The Monster (a short story)
In the darkest corner it
waits. Placidly waiting to torture me for the wrongs I have done. Pretending to
sleep, not to move, nor breathe, yet through an opening of my cave of pillows
covering my head, keeping my eyes indirectly fixed at the ink black end of the
room, where it placidly waits. Wrapping myself a little bit more under the
blanket, but still, not enough to not feel exposed. It knows that I’m awake,
knows that I hear the wind knocking at my window and feel the cold shadows of moonlit
trees dancing across the bed. It is in these cold, never-ending nights in
particular, where it appears and deprives me from sleep, patiently, silently
waiting, just standing there in that corner between the unlit. But tonight is
different, this time I dare to take a longer glimpse across the darkness, I
won’t wait for the old sun to save me. It already knows that I’m looking right
at him and stares back, something familiar the way it does. My heart is
pounding, but still determined to be exposed and to get out of my cave.

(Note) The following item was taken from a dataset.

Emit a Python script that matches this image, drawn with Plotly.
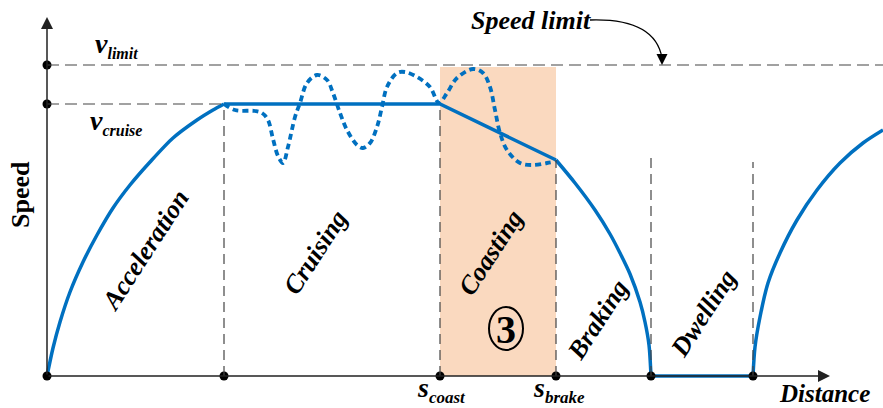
import plotly.graph_objects as go

# ---- data (distance, speed) read from the schematic ----
v_limit = 311
v_cruise = 272
s_accel_end = 177
s_coast = 393
s_brake = 509
s_stop = 604
s_depart = 706

accel_d = [0, 6, 13, 23, 36, 50, 66, 83, 103, 126, 150, 166, 177]
accel_v = [0, 28, 54, 84, 114, 141, 168, 191, 214, 238, 256, 266, 272]

cruise_coast_d = [177, 393, 509]
cruise_coast_v = [272, 272, 216]

brake_d = [509, 528, 548, 563, 573, 583, 593, 598, 602, 604]
brake_v = [216, 193, 166, 142, 123, 102, 74, 54, 31, 0]

dwell_d = [604, 706]
dwell_v = [0, 0]

accel2_d = [706, 708, 713, 721, 733, 750, 770, 793, 816, 836]
accel2_v = [0, 29, 59, 93, 123, 156, 186, 213, 233, 246]

dotted_d = [177, 188, 208, 215, 221, 226, 231, 236, 241, 248, 253, 260, 270, 280, 286, 293,
            300, 310, 316, 323, 330, 335, 340, 350, 358, 370, 383, 392, 400, 410, 426, 436,
            443, 448, 453, 460, 473, 486, 500, 506]
dotted_v = [272, 266, 265, 263, 256, 237, 220, 213, 229, 259, 273, 293, 301, 296, 283, 263,
            246, 231, 228, 233, 249, 269, 289, 303, 304, 299, 289, 273, 283, 298, 307, 303,
            289, 266, 243, 226, 213, 211, 213, 214]

marker_d = [0, 0, 0, s_accel_end, s_coast, s_brake, s_stop, s_depart]
marker_v = [v_limit, v_cruise, 0, 0, 0, 0, 0, 0]

phase_labels = ["Acceleration", "Cruising", "Coasting", "Braking", "Dwelling"]
phase_d = [98, 268, 443, 550, 656]
phase_v = [126, 124, 123, 56, 63]

BLUE = "#0070C0"
FONT = "Liberation Serif"

fig = go.Figure()

# shaded coasting region
fig.add_shape(type="rect", x0=s_coast, x1=s_brake, y0=0, y1=v_limit - 2,
              fillcolor="#FAD9BF", line=dict(width=0), layer="below")

dash_h = dict(color="#444444", width=1.2, dash="12px,6px")
dash_v = dict(color="#444444", width=1.2, dash="10px,6px")
fig.add_shape(type="line", x0=0, x1=836, y0=v_limit, y1=v_limit, line=dash_h)
fig.add_shape(type="line", x0=0, x1=s_accel_end, y0=v_cruise, y1=v_cruise, line=dash_h)
for xd, top in [(s_accel_end, v_cruise), (s_coast, v_cruise), (s_brake, 216),
                (s_stop, 219), (s_depart, 214)]:
    fig.add_shape(type="line", x0=xd, x1=xd, y0=0, y1=top, line=dash_v)

# speed profile
line_main = dict(color=BLUE, width=3.5)
spline = dict(color=BLUE, width=3.5, shape="spline", smoothing=0.8)
fig.add_trace(go.Scatter(x=accel_d, y=accel_v, mode="lines", line=spline))
fig.add_trace(go.Scatter(x=cruise_coast_d, y=cruise_coast_v, mode="lines", line=line_main))
fig.add_trace(go.Scatter(x=brake_d, y=brake_v, mode="lines", line=spline))
fig.add_trace(go.Scatter(x=dwell_d, y=dwell_v, mode="lines", line=line_main))
fig.add_trace(go.Scatter(x=accel2_d, y=accel2_v, mode="lines", line=spline))
fig.add_trace(go.Scatter(x=dotted_d, y=dotted_v, mode="lines",
                         line=dict(color=BLUE, width=3.8, shape="spline", smoothing=1,
                                   dash="6px,4px")))

fig.add_trace(go.Scatter(x=marker_d, y=marker_v, mode="markers",
                         marker=dict(color="black", size=9), cliponaxis=False))

ann = []
# axes with arrows
ann.append(dict(x=0, y=359, ax=0, ay=0, xref="x", yref="y", axref="x", ayref="y",
                showarrow=True, arrowhead=2, arrowsize=1.6, arrowwidth=1.5,
                arrowcolor="#222222", text=""))
ann.append(dict(x=783, y=0, ax=0, ay=0, xref="x", yref="y", axref="x", ayref="y",
                showarrow=True, arrowhead=2, arrowsize=1.6, arrowwidth=1.5,
                arrowcolor="#222222", text=""))

# curved speed limit arrow
fig.add_shape(type="path", path="M 543,356 Q 608,358 615,318",
              line=dict(color="black", width=1.3), xref="x", yref="y")
ann.append(dict(x=615, y=311, ax=615, ay=320, xref="x", yref="y", axref="x", ayref="y",
                showarrow=True, arrowhead=2, arrowsize=1.7, arrowwidth=1.3,
                arrowcolor="black", text=""))

bi = dict(family=FONT, size=26, color="black")
for t, xd, yv in zip(phase_labels, phase_d, phase_v):
    ann.append(dict(x=xd, y=yv, text=f"<b><i>{t}</i></b>", showarrow=False,
                    textangle=-57, font=bi))

ann.append(dict(x=484, y=356, text="<b><i>Speed limit</i></b>", showarrow=False, font=bi))
ann.append(dict(x=777, y=-17, text="<b><i>Distance</i></b>", showarrow=False,
                font=dict(family=FONT, size=25, color="black"), borderpad=0))
ann.append(dict(x=-27, y=181, text="<b>Speed</b>", showarrow=False, textangle=-90, font=bi))

def sym(main, sub, subsize):
    return (f"<b><i>{main}</i></b><sub><span style='font-size:{subsize}px'>"
            f"<b><i>{sub}</i></b></span></sub>")

big = dict(family=FONT, size=28, color="black")
ann.append(dict(x=69, y=331, text=sym("v", "limit", 16), showarrow=False, font=big))
ann.append(dict(x=69, y=254, text=sym("v", "cruise", 16), showarrow=False, font=big))
ann.append(dict(x=394, y=-13, text=sym("s", "coast", 17), showarrow=False, font=big, borderpad=0))
ann.append(dict(x=512, y=-13, text=sym("s", "brake", 17), showarrow=False, font=big, borderpad=0))

# circled 3
fig.add_shape(type="circle", x0=442, x1=476, y0=26, y1=69,
              line=dict(color="black", width=2))
ann.append(dict(x=459, y=47, text="<b>3</b>", showarrow=False,
                font=dict(family=FONT, size=40, color="black")))

fig.update_layout(
    width=883, height=408,
    margin=dict(l=0, r=0, t=0, b=0),
    paper_bgcolor="white", plot_bgcolor="white",
    showlegend=False,
    annotations=ann,
    xaxis=dict(range=[-47, 836], visible=False, fixedrange=True),
    yaxis=dict(range=[-32, 376], visible=False, fixedrange=True),
)

fig.write_html("out.html", config={"displayModeBar": False},
               post_script="document.body.style.margin='0px';document.body.style.overflow='hidden';")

“What are you?! I know I’m
not asleep, but are you a product of my mind?”
Placidly staring, then at
once moving towards the window to escape. But I get up the bed, grab it at its
back, pulling it down to the floor, to see its face…
A seemingly never-ending
night. The wind knocking at my window. Between the cold shadows of moonlit
trees it is now plain to see. After all this time, the monster, it was me.